--- START Source material ---

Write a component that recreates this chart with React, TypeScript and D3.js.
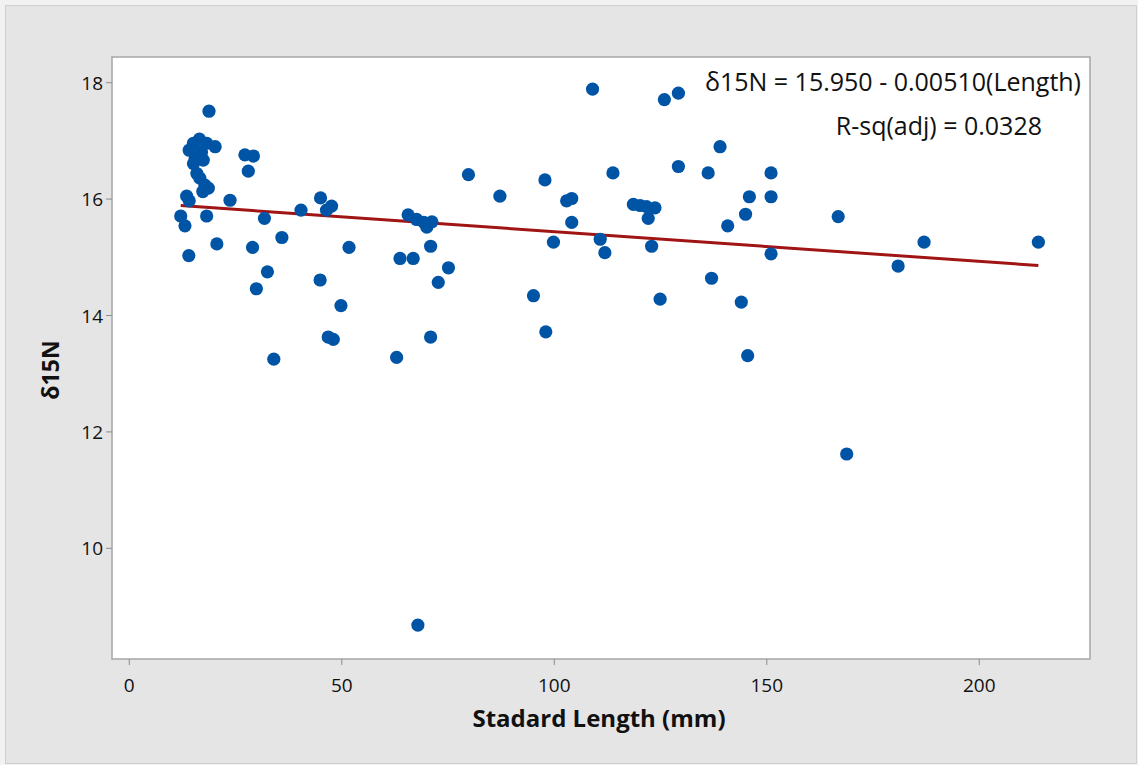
import React from "react";
import * as d3 from "d3";

const lengthMm: number[] = [
  18.75, 16.5, 15.1, 18.2, 20.2, 14.1, 17.0, 15.5, 17.4, 15.1, 15.9, 16.6, 17.8, 18.6, 17.3, 13.5, 14.1,
  23.7, 27.2, 29.2, 28.0, 12.1, 13.1, 18.2, 31.8, 40.4, 35.9, 20.6, 29.0, 14.0, 32.5, 29.9, 34.0,
  45.0, 46.4, 47.6, 51.7, 44.9, 49.8, 46.8, 48.0, 62.9, 65.6, 67.6, 69.3, 70.0, 71.2, 70.9, 63.7,
  66.8, 75.1, 72.7, 70.9, 67.9, 79.8, 87.2, 97.8, 95.1, 98.0, 99.8, 102.9, 104.1, 104.1, 109.0,
  113.8, 118.6, 120.2, 121.7, 123.7, 122.1, 122.9, 124.9, 110.8, 111.9, 125.9, 129.2, 129.2,
  139.0, 136.2, 151.0, 145.9, 151.0, 145.0, 140.8, 151.0, 137.0, 144.0, 145.5, 166.8, 168.8,
  187.0, 180.9, 213.9,
];
const d15N: number[] = [
  17.51, 17.03, 16.96, 16.96, 16.9, 16.84, 16.81, 16.7, 16.67, 16.61, 16.44, 16.36, 16.24, 16.19, 16.13, 16.05, 15.97,
  15.98, 16.76, 16.74, 16.48, 15.71, 15.54, 15.71, 15.67, 15.81, 15.34, 15.23, 15.17, 15.03, 14.75, 14.46, 13.25,
  16.02, 15.81, 15.88, 15.17, 14.61, 14.17, 13.63, 13.59, 13.28, 15.73, 15.65, 15.6, 15.52, 15.61, 15.19, 14.98,
  14.98, 14.82, 14.57, 13.63, 8.68, 16.42, 16.05, 16.33, 14.34, 13.72, 15.26, 15.97, 16.01, 15.6, 17.89,
  16.45, 15.91, 15.89, 15.87, 15.85, 15.67, 15.19, 14.28, 15.31, 15.08, 17.71, 17.82, 16.56,
  16.9, 16.45, 16.45, 16.04, 16.04, 15.74, 15.54, 15.06, 14.64, 14.23, 13.31, 15.7, 11.62,
  15.26, 14.85, 15.26,
];
const xTicks: number[] = [0, 50, 100, 150, 200];
const yTicks: number[] = [10, 12, 14, 16, 18];
const intercept = 15.95;
const slope = -0.0051;
const equationText = "δ15N = 15.950 - 0.00510(Length)";
const rsqText = "R-sq(adj) = 0.0328";
const xTitle = "Stadard Length (mm)";
const yTitle = "δ15N";

const W = 1138;
const H = 765;
const plot = { left: 112, top: 57, right: 1090, bottom: 659 };
const FONT = "'Open Sans', 'Noto Sans', sans-serif";

export default function App() {
  const x = d3.scaleLinear().domain([0, 200]).range([129.3, 979.3]);
  const y = d3.scaleLinear().domain([10, 18]).range([548.3, 82.7]);
  const pts = lengthMm.map((v, i) => ({ x: v, y: d15N[i] }));
  const xMin = d3.min(lengthMm) as number;
  const xMax = d3.max(lengthMm) as number;
  const line = d3
    .line<number>()
    .x((d) => x(d))
    .y((d) => y(intercept + slope * d));
  const tickColor = "#8c8c8c";
  return (
    <svg
      width={W}
      height={H}
      style={{ position: "absolute", left: 0, top: 0, display: "block" }}
      fontFamily={FONT}
    >
      <rect x={0} y={0} width={W} height={H} fill="#f2f2f2" />
      <rect x={5.5} y={5.5} width={W - 7} height={H - 7} fill="#e5e5e5" stroke="#cfcfcf" />
      <rect
        x={plot.left}
        y={plot.top}
        width={plot.right - plot.left}
        height={plot.bottom - plot.top}
        fill="#ffffff"
        stroke="#a6a6a6"
        strokeWidth={1.5}
      />
      {xTicks.map((t) => (
        <g key={"x" + t}>
          <line x1={x(t)} x2={x(t)} y1={plot.bottom} y2={plot.bottom + 6} stroke={tickColor} />
          <text x={x(t)} y={692} textAnchor="middle" fontSize={19} fill="#111111">
            {t}
          </text>
        </g>
      ))}
      {yTicks.map((t) => (
        <g key={"y" + t}>
          <line x1={plot.left - 6} x2={plot.left} y1={y(t)} y2={y(t)} stroke={tickColor} />
          <text x={plot.left - 9} y={y(t) + 7} textAnchor="end" fontSize={19} fill="#111111">
            {t}
          </text>
        </g>
      ))}
      <path d={line([xMin, xMax]) || ""} stroke="#a01414" strokeWidth={3} fill="none" />
      {pts.map((p, i) => (
        <circle key={i} cx={x(p.x)} cy={y(p.y)} r={6.6} fill="#0054a6" />
      ))}
      <text x={1081} y={91} textAnchor="end" fontSize={25} fill="#111111">
        {equationText}
      </text>
      <text x={1042} y={135} textAnchor="end" fontSize={25} fill="#111111">
        {rsqText}
      </text>
      <text x={599} y={727} textAnchor="middle" fontSize={24} fontWeight="bold" fill="#111111">
        {xTitle}
      </text>
      <text
        transform={`translate(59,370) rotate(-90)`}
        textAnchor="middle"
        fontSize={23}
        fontWeight="bold"
        fill="#111111"
      >
        {yTitle}
      </text>
    </svg>
  );
}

--- END Source material ---

■ **Instructions to follow**
Leave out the pictures. Transcribe only the lines above, from the first through the one that contains "import * as".

■ **Response**
Write a component that recreates this chart with React, TypeScript and D3.js.
import React from "react";
import * as d3 from "d3";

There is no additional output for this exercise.